私の祖母は毒母の被害者だった
祖母は生きていたら88歳。
お洒落が大好きで、化粧品もデパコスを好み、いつもきれいにパーマを当てたグレイヘアをセットしていた。
祖母はいつも私の味方だった。
それは祖母が母親との関係で辛い思いをしてきたからだった。
祖母の実家は、元々は大きな商家だったらしい。だが、従業員にお金を持ち逃げされ、一気に家は傾いた。
祖母が物心つく頃には、小さな長屋で親子5人肩を寄せ合って暮らす生活だった。
当時、祖母たちは姉妹だった。祖母は次女。元々は長男がいたそうだが、夭折してしまっていた。
その分曾祖母の期待や愛情は長女に向いた。
ことあるごとに祖母は長女と差をつけられて育った。
決定的だったのは、長女は女学校に進学させ、次女である祖母は進学させてもらえず公務員となったことだった。
それでも就職先の仕事に馴染み、その仕事が好きになった祖母は幸運だったのかもしれない。
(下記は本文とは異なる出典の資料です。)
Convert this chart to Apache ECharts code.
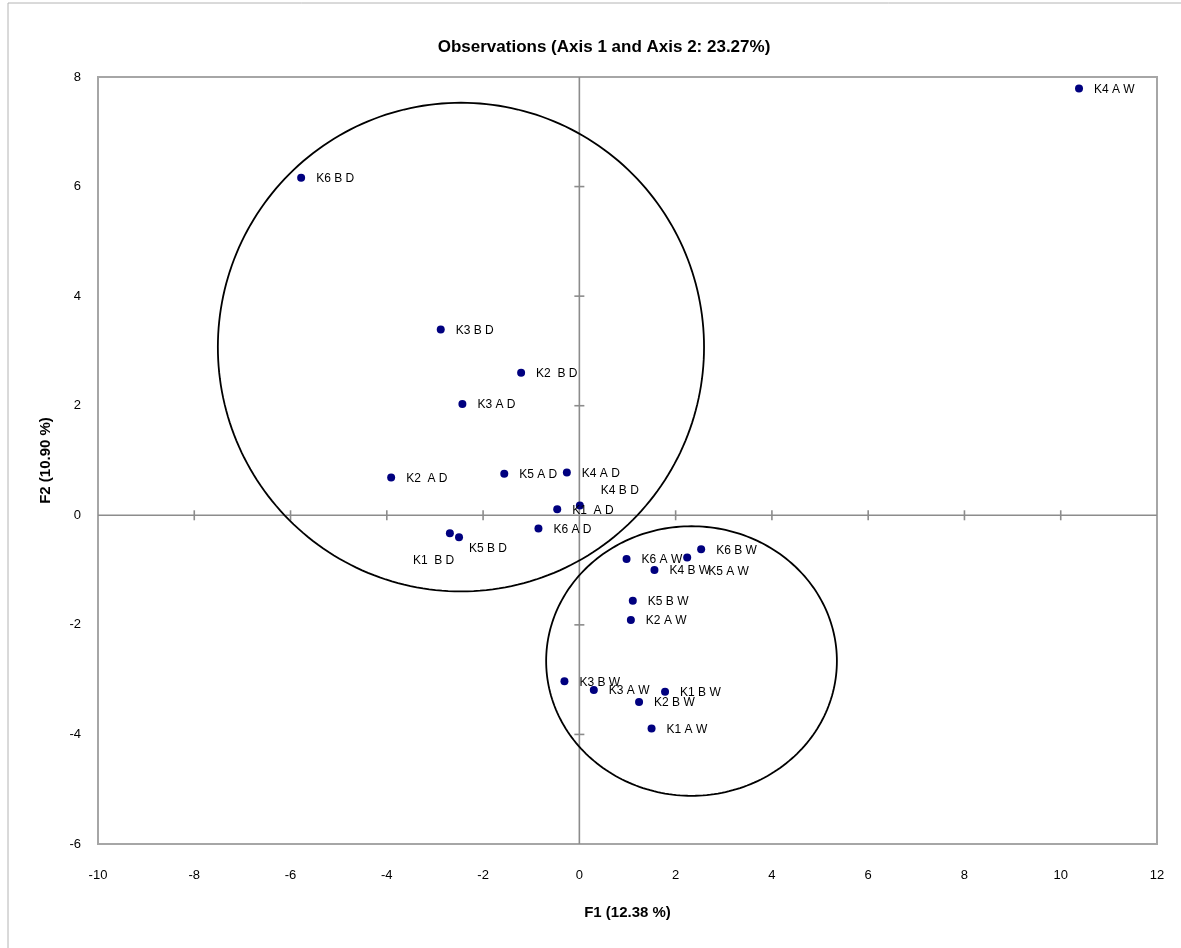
<!DOCTYPE html>
<html>
<head>
<meta charset="utf-8">
<title>Observations (Axis 1 and Axis 2: 23.27%)</title>
<script src="https://cdn.jsdelivr.net/npm/echarts@6.0.0/dist/echarts.min.js"></script>
<style>
  html, body { margin: 0; padding: 0; background: #ffffff; }
  #chart { width: 1181px; height: 948px; }
</style>
</head>
<body>
<div id="chart"></div>
<script>
// Observation names and their factor scores on F1 / F2
const observations = [
  'K4 A W', 'K6 B D', 'K3 B D', 'K2  B D', 'K3 A D', 'K2  A D',
  'K5 A D', 'K4 A D', 'K4 B D', 'K1  A D', 'K6 A D', 'K1  B D',
  'K5 B D', 'K6 A W', 'K5 A W', 'K6 B W', 'K4 B W', 'K5 B W',
  'K2 A W', 'K3 B W', 'K3 A W', 'K1 B W', 'K2 B W', 'K1 A W'
];
const f1Scores = [
  10.38, -5.78, -2.88, -1.21, -2.43, -3.91,
  -1.56, -0.26, 0.01, -0.46, -0.85, -2.69,
  -2.50, 0.98, 2.24, 2.53, 1.56, 1.11,
  1.07, -0.31, 0.30, 1.78, 1.24, 1.50
];
const f2Scores = [
  7.79, 6.16, 3.39, 2.60, 2.03, 0.69,
  0.76, 0.78, 0.18, 0.11, -0.24, -0.33,
  -0.40, -0.80, -0.77, -0.62, -1.00, -1.56,
  -1.91, -3.03, -3.19, -3.22, -3.41, -3.89
];

// Axis ticks
const xTickValues = [-10, -8, -6, -4, -2, 0, 2, 4, 6, 8, 10, 12];
const yTickValues = [-6, -4, -2, 0, 2, 4, 6, 8];

// Group envelopes: centre (F1, F2) and half-widths along each axis
const envelopeCentresF1 = [-2.46, 2.33];
const envelopeCentresF2 = [3.07, -2.66];
const envelopeRadiiF1 = [5.05, 3.02];
const envelopeRadiiF2 = [4.46, 2.46];

// Hand-placed labels (pixel nudges from the default right-hand position)
const labelNudges = {
  'K4 B D': [6, -16],
  'K1  B D': [-52, 26],
  'K5 B D': [-5, 10],
  'K5 A W': [6, 13]
};

const axisGray = '#8c8c8c';
const textFont = "'Liberation Sans', Arial, sans-serif";

const pointData = observations.map((name, i) => ({ name: name, value: [f1Scores[i], f2Scores[i]] }));

const envelopeData = envelopeCentresF1.map((cx, i) => [cx, envelopeCentresF2[i], envelopeRadiiF1[i], envelopeRadiiF2[i]]);

const xMin = xTickValues[0], xMax = xTickValues[xTickValues.length - 1];
const yMin = yTickValues[0], yMax = yTickValues[yTickValues.length - 1];
const xStep = xTickValues[1] - xTickValues[0];
const yStep = yTickValues[1] - yTickValues[0];

// Zero lines through the origin with cross tick marks
function renderZeroCross(params, api) {
  const children = [];
  const lineStyle = { stroke: axisGray, lineWidth: 1.6 };
  const l = api.coord([xMin, 0]), r = api.coord([xMax, 0]);
  const b = api.coord([0, yMin]), t = api.coord([0, yMax]);
  children.push({ type: 'line', shape: { x1: l[0], y1: l[1], x2: r[0], y2: r[1] }, style: lineStyle });
  children.push({ type: 'line', shape: { x1: b[0], y1: b[1], x2: t[0], y2: t[1] }, style: lineStyle });
  xTickValues.forEach(v => {
    if (v === 0 || v === xMin || v === xMax) return;
    const p = api.coord([v, 0]);
    children.push({ type: 'line', shape: { x1: p[0], y1: p[1] - 5, x2: p[0], y2: p[1] + 5 }, style: lineStyle });
  });
  yTickValues.forEach(v => {
    if (v === 0 || v === yMin || v === yMax) return;
    const p = api.coord([0, v]);
    children.push({ type: 'line', shape: { x1: p[0] - 5, y1: p[1], x2: p[0] + 5, y2: p[1] }, style: lineStyle });
  });
  return { type: 'group', children: children };
}

// Envelope ellipse traced in data space
function renderEnvelope(params, api) {
  const cx = api.value(0), cy = api.value(1), rx = api.value(2), ry = api.value(3);
  const pts = [];
  const n = 240;
  for (let k = 0; k < n; k++) {
    const a = (k / n) * Math.PI * 2;
    pts.push(api.coord([cx + rx * Math.cos(a), cy + ry * Math.sin(a)]));
  }
  return {
    type: 'polygon',
    shape: { points: pts },
    style: { fill: 'none', stroke: '#000000', lineWidth: 1.8 }
  };
}

const chart = echarts.init(document.getElementById('chart'), null, { renderer: 'canvas' });

chart.setOption({
  backgroundColor: '#ffffff',
  animation: false,
  title: {
    text: 'Observations (Axis 1 and Axis 2: 23.27%)',
    left: 599,
    textAlign: 'center',
    top: 34,
    textStyle: { fontFamily: textFont, fontWeight: 'bold', fontSize: 17, color: '#000000' }
  },
  graphic: [{
    type: 'rect',
    silent: true,
    shape: { x: 8, y: 3, width: 1300, height: 1100 },
    style: { fill: 'none', stroke: '#b4b4b4', lineWidth: 1 }
  }],
  grid: {
    left: 98, right: 24, top: 77, bottom: 104,
    show: true,
    borderColor: '#a6a6a6',
    borderWidth: 2,
    backgroundColor: 'transparent'
  },
  xAxis: {
    type: 'value',
    min: xMin, max: xMax, interval: xStep,
    position: 'bottom',
    name: 'F1 (12.38 %)',
    nameLocation: 'middle',
    nameGap: 61,
    nameTextStyle: { fontFamily: textFont, fontWeight: 'bold', fontSize: 15, color: '#000000' },
    axisLine: { show: false, onZero: false },
    axisTick: { show: false },
    splitLine: { show: false },
    axisLabel: { margin: 25, fontFamily: textFont, fontSize: 13, color: '#000000' }
  },
  yAxis: {
    type: 'value',
    min: yMin, max: yMax, interval: yStep,
    position: 'left',
    name: 'F2 (10.90 %)',
    nameLocation: 'middle',
    nameGap: 45,
    nameTextStyle: { fontFamily: textFont, fontWeight: 'bold', fontSize: 15, color: '#000000' },
    axisLine: { show: false, onZero: false },
    axisTick: { show: false },
    splitLine: { show: false },
    axisLabel: { margin: 17, fontFamily: textFont, fontSize: 13, color: '#000000' }
  },
  series: [
    {
      type: 'custom',
      name: 'axes',
      silent: true,
      z: 1,
      data: [[0, 0]],
      renderItem: renderZeroCross
    },
    {
      type: 'custom',
      name: 'groups',
      silent: true,
      z: 3,
      data: envelopeData,
      encode: { x: 0, y: 1 },
      renderItem: renderEnvelope
    },
    {
      type: 'scatter',
      name: 'Observations',
      z: 4,
      symbol: 'circle',
      symbolSize: 8,
      itemStyle: { color: '#00007f', opacity: 1 },
      label: {
        show: true,
        position: 'right',
        distance: 11,
        formatter: p => p.name.replace(/ /g, '\u00a0'),
        fontFamily: textFont,
        fontSize: 12,
        color: '#000000',
        opacity: 1
      },
      labelLayout: params => {
        const nudge = labelNudges[observations[params.dataIndex]];
        return nudge ? { dx: nudge[0], dy: nudge[1] + 1, hideOverlap: false } : { dy: 1, hideOverlap: false };
      },
      emphasis: { disabled: true },
      data: pointData
    }
  ]
});
</script>
</body>
</html>
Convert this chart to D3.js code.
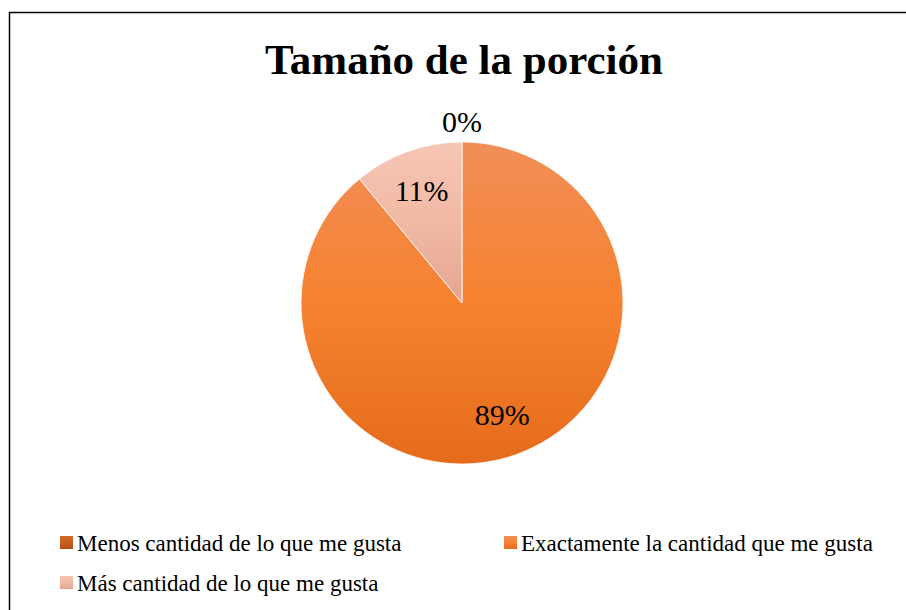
<!DOCTYPE html>
<html>
<head>
<meta charset="UTF-8">
<script src="https://cdnjs.cloudflare.com/ajax/libs/d3/7.8.5/d3.min.js"></script>
</head>
<body>
<script>
    // data
    var title = "Tamaño de la porción";
    var categories = ["Menos cantidad de lo que me gusta", "Exactamente la cantidad que me gusta", "Más cantidad de lo que me gusta"];
    var values = [0, 89, 11];
    var labels = ["0%", "89%", "11%"];

    // colours (top, middle, bottom of each gradient)
    var gradColors = [
        ["#D26B2B", "#C55E1C", "#B55215"],
        ["#F18E58", "#F6822F", "#E56B1A"],
        ["#F6C6B4", "#F1B9A4", "#E3A592"]
    ];

    var FONT = "'Liberation Serif'";
    var W = 906, H = 610;
    var cx = 462, cy = 303, r = 161;

    d3.select("body").style("margin", "0");

    var svg = d3.select("body").append("svg")
        .attr("width", W)
        .attr("height", H)
        .style("display", "block");

    var defs = svg.append("defs");
    gradColors.forEach(function (c, i) {
        var g = defs.append("linearGradient")
            .attr("id", "grad" + i)
            .attr("x1", 0).attr("y1", 0)
            .attr("x2", 0).attr("y2", 1);
        g.append("stop").attr("offset", "0%").attr("stop-color", c[0]);
        g.append("stop").attr("offset", "50%").attr("stop-color", c[1]);
        g.append("stop").attr("offset", "100%").attr("stop-color", c[2]);
    });

    // chart border
    svg.append("rect")
        .attr("x", 9.5).attr("y", 12.5)
        .attr("width", W + 10).attr("height", H + 10)
        .attr("fill", "none")
        .attr("stroke", "#000")
        .attr("stroke-width", 1.5);

    // legend
    var legendPos = [[60, 543], [504, 543], [60, 583]];
    var leg = svg.selectAll("g.leg")
        .data(categories)
        .enter().append("g")
        .attr("class", "leg")
        .attr("transform", function (d, i) { return "translate(" + legendPos[i][0] + "," + legendPos[i][1] + ")"; });

    leg.append("rect")
        .attr("x", 0).attr("y", -7)
        .attr("width", 13).attr("height", 13)
        .attr("fill", function (d, i) { return "url(#grad" + i + ")"; });

    leg.append("text")
        .attr("x", 17).attr("y", 8)
        .style("font-family", FONT)
        .style("font-size", "23px")
        .text(function (d) { return d; });

    var pie = d3.pie().sort(null).value(function (d) { return d; });
    var arcs = pie(values);

    var arc = d3.arc().innerRadius(0).outerRadius(r);
    var labelArc = d3.arc().innerRadius(r * 0.74).outerRadius(r * 0.74);
    var outerArc = d3.arc().innerRadius(r + 20).outerRadius(r + 20);

    var g = svg.append("g").attr("transform", "translate(" + cx + "," + cy + ")");

    g.selectAll("path.slice")
        .data(arcs)
        .enter().append("path")
        .attr("class", "slice")
        .attr("d", arc)
        .attr("fill", function (d, i) { return "url(#grad" + i + ")"; })
        .attr("stroke", "#fff")
        .attr("stroke-width", function (d) { return d.value > 0 ? 0.8 : 0; });

    g.selectAll("text.lbl")
        .data(arcs)
        .enter().append("text")
        .attr("class", "lbl")
        .attr("transform", function (d) {
            var p = d.value > 0 ? labelArc.centroid(d) : outerArc.centroid(d);
            return "translate(" + p[0] + "," + (p[1] + 10) + ")";
        })
        .attr("text-anchor", "middle")
        .style("font-family", FONT)
        .style("font-size", "30px")
        .text(function (d, i) { return labels[i]; });

    svg.append("text")
        .attr("x", 464).attr("y", 74)
        .attr("text-anchor", "middle")
        .style("font-family", FONT)
        .style("font-size", "43px")
        .style("font-weight", "bold")
        .text(title);
</script>
</body>
</html>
流行り病で入院し、入院先で恋人と呼べる人もできた祖母は、その人と結婚するつもりだった。
それを壊したのは曾祖母だった。
祖母は当時の感覚からしたらいき遅れていた。29歳になっていた。
ある日突然曾祖母が持ってきた見合い話を受けることになった。恋人とは別れさせられた。
確かにそういう時代だった。
そして、祖母は不運だった。相手をひと目見て、この人は嫌だと直感するような相手だった。
曾祖母自身も、この相手は良くないと思いはしたらしい。だが、結婚は嫌だと泣く娘に、「お前は私の顔に泥を塗るのか!」と罵声を浴びせた。
祖母はその言葉に、自分の気持ちをすべて飲み込んだ。
祖母は結婚した。私の祖父となる人と。
小心者で屈折した、アルコール中毒の男と。お酒を隠しても隠してもどうやってか見つけてしまうどうしようもない男と、祖母は祖父が死ぬまで添い遂げたのだ。
昔自分がされたように自分の娘に呪いと毒を与えながら。
私の祖母は毒母の被害者だった。
そして、祖母は母にとっての加害者になった。